Nothing is transferred until this review is complete.

This is a deliberate quality gate. It ensures that our global surfacing team receives a clean, verified package — with no missing information, no conflicting geometry, and no ambiguity about design intent. The overnight team can begin work immediately, with full confidence in what they have received.

Stage Three: Return Transfer Verification

When completed surfaces are ready to return to the client, the same rigour applies. Surfaces are reviewed against the original brief, checked for quality and consistency, and verified before transfer. The client receives data that has been checked, not just completed.

This closing stage is where many supplier workflows fall short. The focus is on delivery speed, and final verification is treated as secondary. At Kadence, it is non-negotiable. What is returned to the client must be right — not approximately right.

The Role of the Surface Design Liaison

Central to the effectiveness of the Data Check Cycle is the Surface Design Liaison — a senior Kadence representative who, at the client’s discretion, embeds directly within the OEM’s design and engineering team.

This is not a project manager. It is an experienced surfacing professional who understands both the technical requirements of the programme and the design intent that underpins it. Their role is to maintain alignment between what the client needs and what the global Kadence team delivers — at every stage of the workflow.

By operating on site, the Surface Design Liaison closes the communication gap that is responsible for most data transfer issues. Feedback is immediate. Questions are resolved in real time. Design decisions are captured and communicated accurately before they reach the overnight team.

The result is a working relationship that functions less like a client-supplier dynamic and more like an extension of the internal team. As Wayne Morgan, Kadence’s Surface Head of Digital Modelling-Global Operations, describes it:

“Proper data transfer and alignment is paramount for both supplier and client. Efficiency is beneficial to both parties.”

That mutual benefit is the point. A clean, well-managed data workflow does not just protect Kadence’s delivery standards. It reduces the burden on the client’s internal team, removes unnecessary rework from the programme, and protects the timeline for everyone involved.

Why This Matters in Late-Stage Programmes

The Data Check Cycle is valuable at every stage of a programme. But its importance increases significantly as programmes approach critical milestones.

In late-stage delivery — CAS sign-off, design freeze, pre-production release — there is no margin for data-driven delays. Timelines are fixed. Review windows are scheduled. The cost of a rework cycle at this stage is not measured in hours. It is measured in programme risk.

This is precisely where a structured, repeatable data quality process proves its worth. Not as an administrative overhead, but as a protective layer that keeps the programme on track when the pressure is highest.

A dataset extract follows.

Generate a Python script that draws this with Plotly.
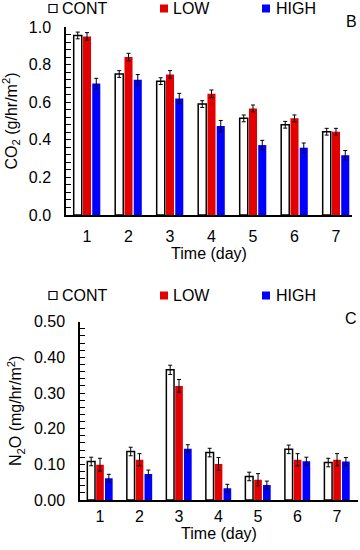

Senior modelling leaders at premium OEMs understand this instinctively. The question is not whether data quality matters. It is whether the supplier they are working with has the process in place to guarantee it — consistently, under pressure, across every work package.

Kadence does.

“It’s impressive how quickly the data is prepared for design review. Kadence’s rigour and discipline have enabled us to achieve our design intent, putting us ahead of our programme gateways through the quality of the data delivered.”

  • OEM-Design Director

 

Precision Starts Before the Modelling Begins

There is a tendency in digital modelling to measure quality purely by the standard of the finished surface. That standard matters enormously. But it is only half of the picture.

The other half is the integrity of the process that surrounds it — the discipline of how work is briefed, transferred, reviewed, and returned. A technically excellent surface produced from a flawed brief, or delivered without a final quality check, does not protect design intent. It introduces risk at the moment it is most unwelcome.

At Kadence, precision digital modelling begins before a single surface is built. It begins with the data.